Maybe some people go to their high school reunion with no motive other than to share a good time with old friends. Not me. I RSVP’d to show my former classmates I wasn’t the loser they remembered. Just to be on the safe side, I brought an entourage – my sister Joyce, husband John, and two friends. Sure, it practically screamed insecure, but at least I wouldn’t wind up sitting at a table by myself. I wore my favorite outfit – an ill-advised Evan Picon vested skirt suit that failed to stand the test of time.
I wanted people to think I transcended high school but in truth I was obsessed with it – so much so that at age 29 I posed as a high school student and returned to Wilcox as a student for a brief spell – but that’s another story.
Suffice to say, it’s no coincidence that well over half of my scripts and teleplays concern high school kids. It became my specialty. It was easy to channel adolescent minds, because my own mind was mired in adolescence. While I might be excessive, I’m not unique.
In Ralph Keyes’ excellent book Is There Life After High School, he distills his experience, research and interviews to three major points.
- These memories focus on comparison of status and
- High school is the source of indelible memories
- Status comparisons continue long after graduation, in a society shaped fundamentally by high school
On the outside, I’d travelled far since high school but on the inside the neurotic outsider I used to be ran the show. I drank too much, talked too much, got too giddy and too grandiose. The harder I tried to be one of the cool kids, the more I proved I was not.
Laura Bauer September 8, 2016 at 9:24 am
Thanks for sharing!! Rich and I still hold that honor! We will have been married 47 years on April 18th.
Ruthie Anderson Tompkins September 9, 2016 at 2:39 pm
Oh, Kathy! These pics bring back a memory of being so self-conscious and insecure at this 10yr reunion. I mean, I really wanted to go, but I felt all those feelings of inadequacy for the previous 10 yrs. I have grown so much since then! I mean, we have have actually LIVED and I, for one, have come out stronger, more confident and especially, more happy than I ever dreamed. YOU, need to know that during those years of high school, I had a very different picture of you. Yes, you were the quiet one. But you were so SMART and I so admired your writing. I guess we all had these inner ideas of who we were and how we were perceived by others. I have always bragged to others about you when the subject of high ever came up. And you are one we always wonder about. I especially appreciate you posting the pics. The one with me and, I believe, Ed Furlow in the middle is especially poignant for me since He died so very young. Your FB posting was great for me. I needed to remember some of those days and times that helped make me who I am today. Thanks.

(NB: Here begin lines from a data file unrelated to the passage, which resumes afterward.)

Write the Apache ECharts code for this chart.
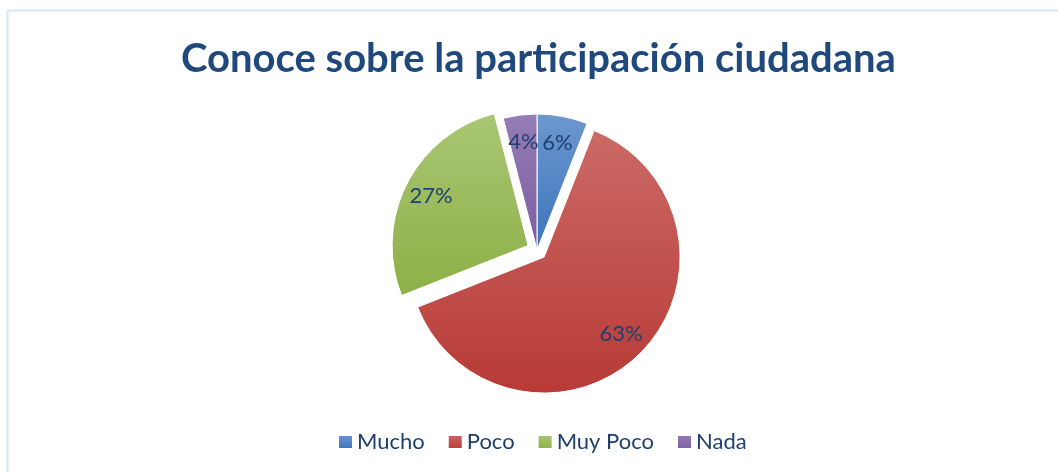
<!DOCTYPE html>
<html>
<head>
<meta charset="utf-8">
<script src="https://cdn.jsdelivr.net/npm/echarts@6/dist/echarts.min.js"></script>
<style>
  html, body { margin: 0; padding: 0; background: #fff; }
  #main { width: 1058px; height: 472px; }
</style>
</head>
<body>
<div id="main"></div>
<script>
var titleText = "Conoce sobre la participación ciudadana";
var categories = ["Mucho", "Poco", "Muy Poco", "Nada"];
var values = [6, 63, 27, 4];
// which slices are pulled out of the pie
var exploded = [false, true, true, false];
var topColors = ["#6d98d0", "#cb6a66", "#aac674", "#967db5"];
var bottomColors = ["#3d74ba", "#b83a36", "#8cb046", "#7b5ea1"];

var chartDom = document.getElementById("main");
var myChart = echarts.init(chartDom);
var option;

var pieData = categories.map(function(name, i) {
  return {
    name: name,
    value: values[i],
    selected: exploded[i],
    itemStyle: {
      color: new echarts.graphic.LinearGradient(0, 0, 0, 1, [
        { offset: 0, color: topColors[i] },
        { offset: 1, color: bottomColors[i] }
      ])
    }
  };
});

var labelData = categories.map(function(name, i) {
  return { name: name, value: values[i], selected: exploded[i] };
});

option = {
  animation: false,
  graphic: [
    {
      type: "rect",
      shape: { x: 7.5, y: 10.5, width: 1100, height: 500 },
      style: { fill: "none", stroke: "#dae5f4", lineWidth: 2 },
      silent: true
    }
  ],
  title: {
    text: titleText,
    left: 176,
    top: 34,
    textStyle: {
      fontFamily: "Lato",
      fontWeight: "bold",
      fontSize: 40,
      color: "#1f497d"
    }
  },
  legend: {
    top: 426,
    left: 332,
    itemWidth: 15,
    itemHeight: 14,
    itemGap: 22,
    icon: "rect",
    textStyle: {
      fontFamily: "Lato",
      fontSize: 22,
      color: "#1f3f6e",
      padding: [0, 0, 0, -1]
    },
    data: categories
  },
  series: [
    {
      type: "pie",
      center: [537, 250],
      radius: [0, 136],
      startAngle: 90,
      selectedMode: "multiple",
      selectedOffset: 10,
      itemStyle: { borderColor: "#fff", borderWidth: 1 },
      label: { show: false },
      labelLine: { show: false },
      emphasis: { disabled: true },
      data: pieData
    },
    {
      // transparent ring, only carries the percentage labels
      type: "pie",
      center: [537, 250],
      radius: [76, 136],
      startAngle: 90,
      selectedMode: "multiple",
      selectedOffset: 10,
      silent: true,
      itemStyle: { color: "transparent", borderWidth: 0 },
      label: {
        show: true,
        position: "inside",
        formatter: "{c}%",
        fontFamily: "Lato",
        fontSize: 22,
        color: "#1f3f6e"
      },
      labelLine: { show: false },
      emphasis: { disabled: true },
      data: labelData
    }
  ]
};

option && myChart.setOption(option);
</script>
</body>
</html>
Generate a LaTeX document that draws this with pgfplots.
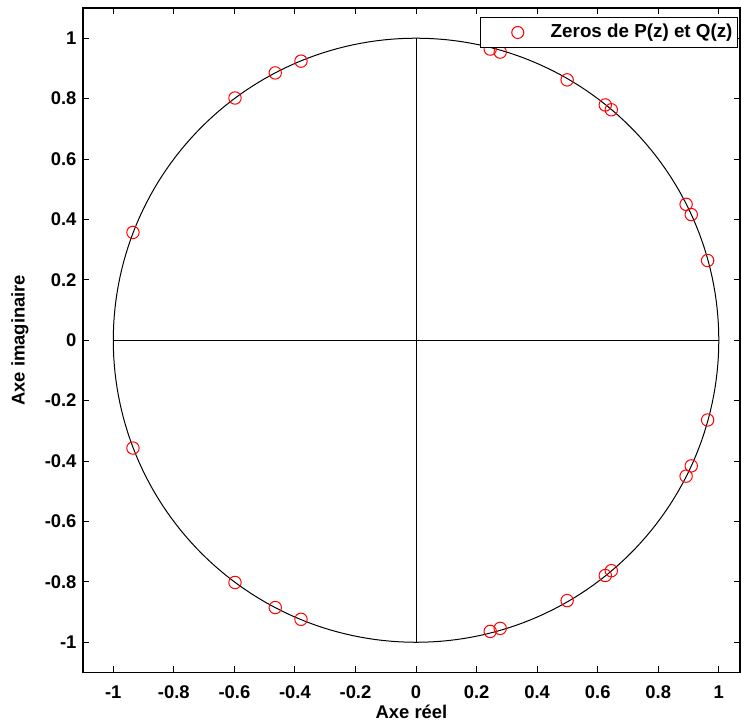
\documentclass[border=0pt]{standalone}
\usepackage{pgfplots}
\pgfplotsset{compat=1.18}
\usepackage{fontspec}
\setmainfont{Liberation Sans}
\begin{document}
\fontsize{9.2}{11}\selectfont\bfseries
\begin{tikzpicture}
\begin{axis}[
  scale only axis,
  width=328.5pt, height=332.25pt,
  xmin=-1.1, xmax=1.07, ymin=-1.1, ymax=1.1,
  xtick={-1,-0.8,...,1.01}, ytick={-1,-0.8,...,1.01},
  xticklabels={-1,-0.8,-0.6,-0.4,-0.2,0,0.2,0.4,0.6,0.8,1},
  yticklabels={-1,-0.8,-0.6,-0.4,-0.2,0,0.2,0.4,0.6,0.8,1},
  tick align=inside, tick style={black, line width=0.5pt},
  major tick length=3pt,
  axis line style={line width=0.7pt},
  ticklabel style={font=\fontsize{9.2}{11}\selectfont\bfseries},
  xticklabel style={yshift=-3.5pt},
  yticklabel style={xshift=0pt},
  xlabel={Axe réel}, ylabel={Axe imaginaire},
  label style={font=\fontsize{9.2}{11}\selectfont\bfseries},
  xlabel style={at={(axis description cs:0.5,-0.0587)}, anchor=center},
  ylabel style={at={(axis description cs:-0.0959,0.5)}, anchor=center},
  legend style={at={(1,1)}, anchor=north east, xshift=-1pt, yshift=-4.5pt,
    draw=black, line width=0.5pt, font=\fontsize{9.4}{11}\selectfont\bfseries,
    inner sep=0pt, nodes={inner sep=0pt}},
  legend cell align=left,
  legend image code/.code={\path[draw=none,fill=none] (0,-7.5pt) rectangle (35pt,7.5pt); \draw[#1] (18.5pt,0cm) circle (3pt);},
  clip=false,
]
\addplot[only marks, mark=o, mark size=3.1pt, red, mark options={line width=0.5pt}] coordinates {
(0.245,0.964) (0.278,0.954) (0.499,0.862) (0.625,0.779) (0.645,0.763)
(0.892,0.450) (0.909,0.416) (0.963,0.264)
(-0.935,0.357) (-0.598,0.802) (-0.465,0.885) (-0.380,0.924)
(0.245,-0.964) (0.278,-0.954) (0.499,-0.862) (0.625,-0.779) (0.645,-0.763)
(0.892,-0.450) (0.909,-0.416) (0.963,-0.264)
(-0.935,-0.357) (-0.598,-0.802) (-0.465,-0.885) (-0.380,-0.924)
};
\addlegendentry{Zeros de P(z) et Q(z)\rule{2.5pt}{0pt}}
\addplot[black, line width=0.5pt, domain=0:360, samples=241, forget plot] ({cos(x)},{sin(x)});
\addplot[black, line width=0.5pt, forget plot] coordinates {(-1,0) (1,0)};
\addplot[black, line width=0.5pt, forget plot] coordinates {(0,-1) (0,1)};
\end{axis}
\pgfresetboundingbox
\path ([shift={(-41.5pt,-24.75pt)}]current axis.south west) rectangle ([shift={(0.5pt,4pt)}]current axis.north east);
\end{tikzpicture}
\end{document}
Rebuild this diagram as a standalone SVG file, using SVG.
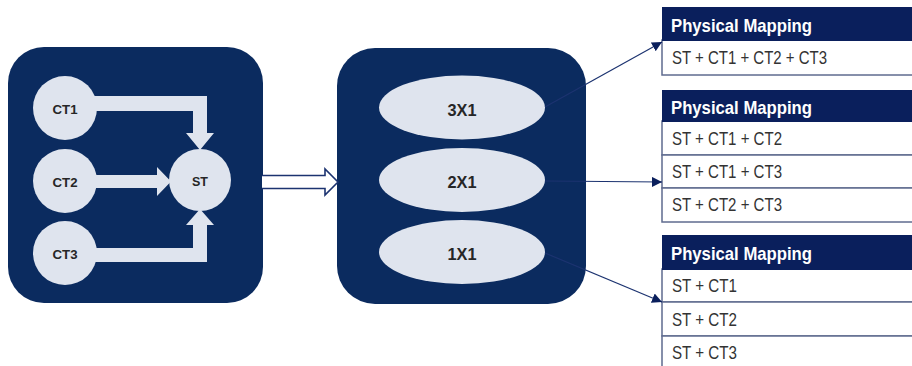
<svg xmlns="http://www.w3.org/2000/svg" width="912" height="366" viewBox="0 0 912 366">
  <defs>
    <style>
      .panel { fill: #0b2b5f; }
      .light { fill: #dfe4ee; }
      .lbl { font-family: "Liberation Sans", Arial, sans-serif; font-weight: bold; fill: #262626; text-anchor: middle; }
      .hdr { fill: #0a1f5c; }
      .hdrtxt { font-family: "Liberation Sans", Arial, sans-serif; font-weight: bold; font-size: 19px; fill: #ffffff; }
      .row { fill: #ffffff; stroke: #5f6b8f; stroke-width: 1.5; }
      .rowtxt { font-family: "Liberation Sans", Arial, sans-serif; font-size: 18px; fill: #333333; }
      .conn { fill: none; stroke: #1c3370; stroke-width: 1.2; }
    </style>
    <marker id="tri" viewBox="0 0 10 10" refX="10" refY="5" markerWidth="10" markerHeight="10" markerUnits="userSpaceOnUse" orient="auto">
      <path d="M0,0 L10,5 L0,10 Z" fill="#0a1f5c"/>
    </marker>
  </defs>

  <rect width="912" height="366" fill="#ffffff"/>

  <!-- Left panel: CT nodes feeding ST -->
  <g id="panel-topology">
    <rect class="panel" x="8" y="47" width="255" height="256" rx="36"/>
    <!-- block arrows -->
    <path class="light" d="M90 96 H207 V133 H214 L200 150 L186 133 H193 V111 H90 Z"/>
    <path class="light" d="M90 175 H157 V167 L171 181.5 L157 196 V188 H90 Z"/>
    <path class="light" d="M90 248 H193 V225 H186 L200 209 L214 225 H207 V262 H90 Z"/>
  </g>
  <g id="node-ct1">
    <circle class="light" cx="65" cy="108" r="32"/>
    <text class="lbl" x="65" y="114" font-size="13.5" textLength="25" lengthAdjust="spacingAndGlyphs">CT1</text>
  </g>
  <g id="node-ct2">
    <circle class="light" cx="65" cy="181" r="32"/>
    <text class="lbl" x="65" y="187" font-size="13.5" textLength="25" lengthAdjust="spacingAndGlyphs">CT2</text>
  </g>
  <g id="node-ct3">
    <circle class="light" cx="65" cy="253" r="32"/>
    <text class="lbl" x="65" y="259" font-size="13.5" textLength="25" lengthAdjust="spacingAndGlyphs">CT3</text>
  </g>
  <g id="node-st">
    <circle class="light" cx="200" cy="180" r="31"/>
    <text class="lbl" x="200" y="186" font-size="13.5" textLength="16" lengthAdjust="spacingAndGlyphs">ST</text>
  </g>

  <!-- Middle panel: configurations -->
  <g id="panel-configs">
    <rect class="panel" x="337" y="48" width="249" height="256" rx="38"/>
  </g>
  <g id="node-3x1">
    <ellipse class="light" cx="462" cy="107.5" rx="83" ry="32"/>
    <text class="lbl" x="462" y="115.5" font-size="16.5" textLength="29" lengthAdjust="spacingAndGlyphs">3X1</text>
  </g>
  <g id="node-2x1">
    <ellipse class="light" cx="462" cy="180" rx="83" ry="32"/>
    <text class="lbl" x="462" y="188" font-size="16.5" textLength="29" lengthAdjust="spacingAndGlyphs">2X1</text>
  </g>
  <g id="node-1x1">
    <ellipse class="light" cx="462" cy="252" rx="83" ry="32"/>
    <text class="lbl" x="462" y="260" font-size="16.5" textLength="29" lengthAdjust="spacingAndGlyphs">1X1</text>
  </g>

  <!-- Mapping tables -->
  <g id="table-3x1">
    <rect class="row" x="662" y="40" width="260" height="35"/>
    <rect class="hdr" x="662" y="7" width="260" height="34"/>
    <text class="hdrtxt" x="671" y="32" textLength="141" lengthAdjust="spacingAndGlyphs">Physical Mapping</text>
    <text class="rowtxt" x="672" y="64" textLength="155" lengthAdjust="spacingAndGlyphs">ST + CT1 + CT2 + CT3</text>
  </g>
  <g id="table-2x1">
    <rect class="row" x="662" y="121" width="260" height="34"/>
    <rect class="row" x="662" y="155" width="260" height="33"/>
    <rect class="row" x="662" y="188" width="260" height="34"/>
    <rect class="hdr" x="662" y="90" width="260" height="32"/>
    <text class="hdrtxt" x="671" y="114" textLength="141" lengthAdjust="spacingAndGlyphs">Physical Mapping</text>
    <text class="rowtxt" x="672" y="145" textLength="110" lengthAdjust="spacingAndGlyphs">ST + CT1 + CT2</text>
    <text class="rowtxt" x="672" y="178" textLength="110" lengthAdjust="spacingAndGlyphs">ST + CT1 + CT3</text>
    <text class="rowtxt" x="672" y="211" textLength="110" lengthAdjust="spacingAndGlyphs">ST + CT2 + CT3</text>
  </g>
  <g id="table-1x1">
    <rect class="row" x="662" y="269" width="260" height="33"/>
    <rect class="row" x="662" y="302" width="260" height="34"/>
    <rect class="row" x="662" y="336" width="260" height="40"/>
    <rect class="hdr" x="662" y="235" width="260" height="35"/>
    <text class="hdrtxt" x="671" y="260" textLength="141" lengthAdjust="spacingAndGlyphs">Physical Mapping</text>
    <text class="rowtxt" x="672" y="292" textLength="65" lengthAdjust="spacingAndGlyphs">ST + CT1</text>
    <text class="rowtxt" x="672" y="326" textLength="65" lengthAdjust="spacingAndGlyphs">ST + CT2</text>
    <text class="rowtxt" x="672" y="359" textLength="65" lengthAdjust="spacingAndGlyphs">ST + CT3</text>
  </g>

  <!-- Connectors -->
  <g id="connectors">
    <path d="M262 175.5 H325 V169 L338 182 L325 195 V188.5 H262" fill="#ffffff" stroke="#1c3370" stroke-width="1.6" stroke-linejoin="miter"/>
    <line class="conn" x1="545" y1="107" x2="662" y2="42" marker-end="url(#tri)"/>
    <line class="conn" x1="545" y1="181" x2="662" y2="182" marker-end="url(#tri)"/>
    <line class="conn" x1="545" y1="253" x2="662" y2="302" marker-end="url(#tri)"/>
  </g>
</svg>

skywhys September 9, 2016 at 10:36 pm
Thank you so much for writing, Ruth! I was very hesitant to write that blog – a little afraid, really – but your note makes me happy that I did and I’m happy to hear from you too. High school exerted a powerful influence on all of us! (I didn’t know about Ed Furlow.)
Sandra (Sandy) September 11, 2016 at 1:27 pm
I have to echo everything that Ruth said about you–being smart and so admired. I don’t know what I was thinking with that hair style…I should have taken a cue from yours and went ‘bigger.’ Oh well, none of us probably look back and say, “Wow – loved my hair!” Thanks so much for sharing!